Beckley and Freeman argued that China is responsible for undermining the liberal world order, while Lieven and Lukin posited that a liberal world order to which China constitutes as a threat does not actually exist.

The debate began with Beckley’s claim that, “China is threatening to take us from a liberal trading order to an illiberal empire.” He described China as undermining the World Trade Organization, stealing other countries’ technological secrets, and international loansharking by extending debt to developing countries. He argued that these factors hold vulnerable countries hostage to the will of Beijing as it works to reverse the spread of democracy abroad.

Freeman affirmed Beckley’s arguments from a different perspective, arguing that the liberal order was never actually global in scale. He stated that the rise of China merely accentuated an already illiberal space, considering the weak geographic reach that liberalism had in East Asia.

Lukin’s position was that a liberal world order simply does not exist and has never existed.

He argued that the liberal world order is a “Western myth” and a “utopian idea of international order…created after World War II as a compromise between the winners of the war,” implying that the contemporary world system is simply a legacy and reflection of Western interests and not a truly fair and inclusive global order.

Similarly, Lieven stated, “China is against the Washington neoliberalist order, but not the capitalist order.”

He also highlighted China’s extraordinarily liberal economic policies, claiming that “the idea of a rules-based order is a fallacy through which the United States simply desires hegemony.”

Disagreeing with Beckley’s assertions about China, Lieven asked, “Which country has imposed sanction after sanction on country after country with no international backing? Which country has supported the most dictators in the world? Not China.”

Beckley admitted that the United States also sometimes undermines the liberal world order, but cited examples of China continuing to militarily breach the median line between China and Taiwan, and more frequently and aggressively confronting Indian military forces on the India-China border. He contended that China’s actions of violating other states’ sovereignty and escalating conflict are illiberal in nature.

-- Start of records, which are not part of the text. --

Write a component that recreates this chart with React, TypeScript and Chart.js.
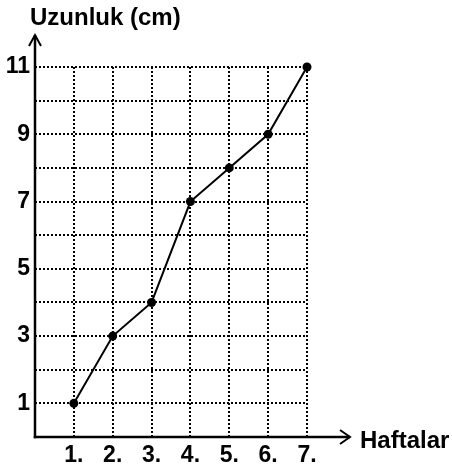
import React, { useEffect, useRef } from "react";
import { Chart, registerables } from "chart.js";

Chart.register(...registerables);

const weeks = [1, 2, 3, 4, 5, 6, 7];
const lengths = [1, 3, 4, 7, 8, 9, 11];
const yTitle = "Uzunluk (cm)";
const xTitle = "Haftalar";
const yLabelValues = [1, 3, 5, 7, 9, 11];

const FONT = "'Liberation Sans', Arial, sans-serif";

const axesPlugin = {
  id: "arrowAxes",
  beforeDatasetsDraw(chart: any) {
    const { ctx, chartArea } = chart;
    const { left, bottom, top, right } = chartArea;
    ctx.save();
    ctx.strokeStyle = "#000";
    ctx.lineCap = "butt";
    // y axis
    ctx.lineWidth = 2.5;
    ctx.beginPath();
    ctx.moveTo(left, bottom + 1.25);
    ctx.lineTo(left, top - 32);
    ctx.stroke();
    // x axis
    ctx.beginPath();
    ctx.moveTo(left - 1.25, bottom);
    ctx.lineTo(right + 43, bottom);
    ctx.stroke();
    // arrowheads
    ctx.lineWidth = 2;
    ctx.lineJoin = "miter";
    ctx.beginPath();
    ctx.moveTo(left - 6, top - 21);
    ctx.lineTo(left, top - 32);
    ctx.lineTo(left + 6, top - 21);
    ctx.stroke();
    ctx.beginPath();
    ctx.moveTo(right + 33, bottom - 7);
    ctx.lineTo(right + 43, bottom);
    ctx.lineTo(right + 33, bottom + 7);
    ctx.stroke();
    // titles
    ctx.fillStyle = "#000";
    ctx.font = `bold 24px ${FONT}`;
    ctx.textAlign = "left";
    ctx.textBaseline = "middle";
    ctx.fillText(yTitle, left - 5, 18);
    ctx.fillText(xTitle, right + 53, bottom + 4);
    ctx.restore();
  },
};

export default function App() {
  const ref = useRef<HTMLCanvasElement>(null);
  useEffect(() => {
    if (!ref.current) return;
    const points = weeks.map((w, i) => ({ x: w, y: lengths[i] }));
    const gridColor = (c: any) =>
      c.tick && c.tick.value === 0 ? "rgba(0,0,0,0)" : "#000";
    const chart = new Chart(ref.current, {
      type: "line",
      data: {
        datasets: [
          {
            data: points,
            borderColor: "#000",
            backgroundColor: "#000",
            borderWidth: 2,
            pointRadius: 4.5,
            pointBackgroundColor: "#000",
            pointBorderWidth: 0,
            tension: 0,
            clip: false,
          },
        ],
      },
      options: {
        animation: false,
        responsive: false,
        layout: { padding: { top: 67, right: 145, left: 0, bottom: 0 } },
        plugins: { legend: { display: false }, tooltip: { enabled: false } },
        scales: {
          x: {
            type: "linear",
            min: 0,
            max: 7,
            afterFit: (s: any) => {
              s.height = 31;
            },
            ticks: {
              stepSize: 1,
              autoSkip: false,
              maxRotation: 0,
              padding: 5,
              color: "#000",
              font: { family: FONT, size: 23, weight: "bold" },
              callback: (v: any) => (weeks.includes(v) ? v + "." : ""),
            },
            grid: { color: gridColor, lineWidth: 2, drawTicks: false },
            border: { display: false, dash: [2, 2] },
          },
          y: {
            type: "linear",
            min: 0,
            max: 11,
            afterFit: (s: any) => {
              s.width = 35;
            },
            ticks: {
              stepSize: 1,
              autoSkip: false,
              padding: 5,
              color: "#000",
              font: { family: FONT, size: 23, weight: "bold" },
              callback: (v: any) => (yLabelValues.includes(v) ? String(v) : ""),
            },
            grid: { color: gridColor, lineWidth: 2, drawTicks: false },
            border: { display: false, dash: [2, 2] },
          },
        },
      },
      plugins: [axesPlugin],
    });
    return () => chart.destroy();
  }, []);
  return (
    <div style={{ position: "fixed", left: 0, top: 0, width: 452, height: 468, background: "#fff" }}>
      <canvas ref={ref} width={452} height={468} style={{ display: "block" }} />
    </div>
  );
}
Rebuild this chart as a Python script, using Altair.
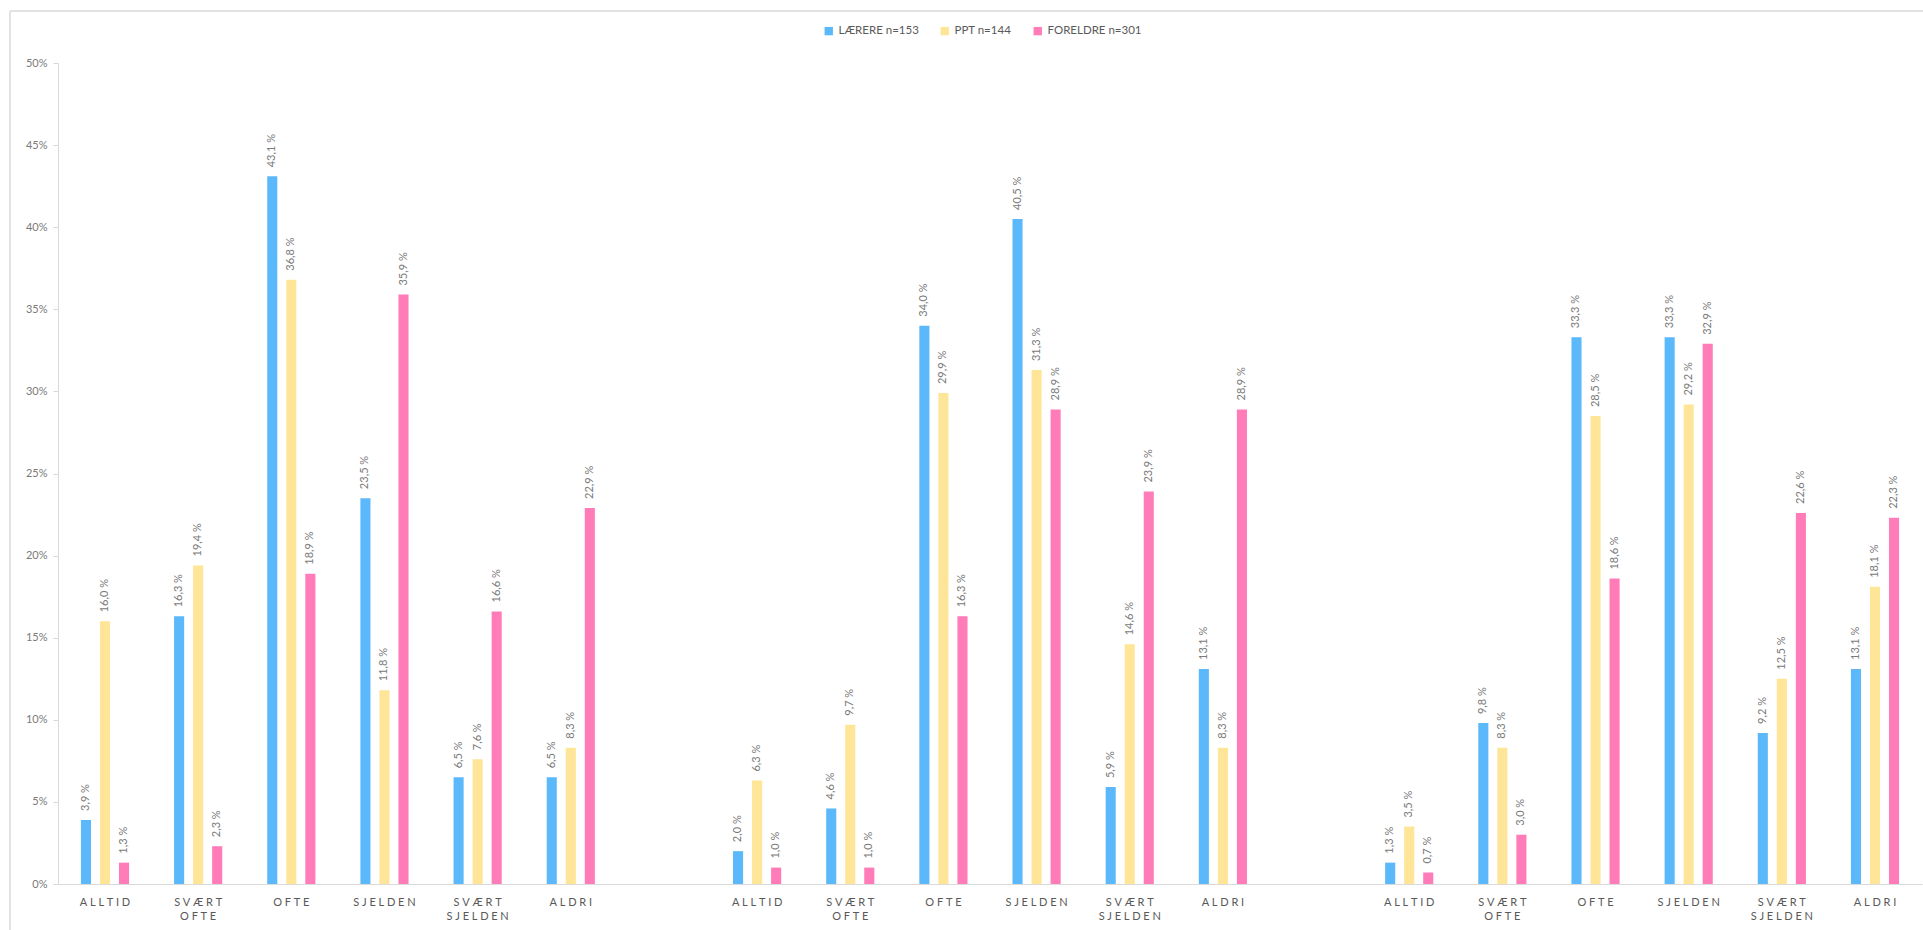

Lukin also agreed that China is not innocent of pursuing malign policies, but added that “it is China which is being demonized by the West because…China’s existence and development undermines the U.S. ideology of so-called liberalism.” In response, Freeman noted that Chinese universalism is what undermines the liberal international order, which Lieven and Lukin continued to argue never existed.

The audience poll was taken again at the end of the debate, resulting in the majority of attendees shifting their vote in favor of Lukin and Lieven.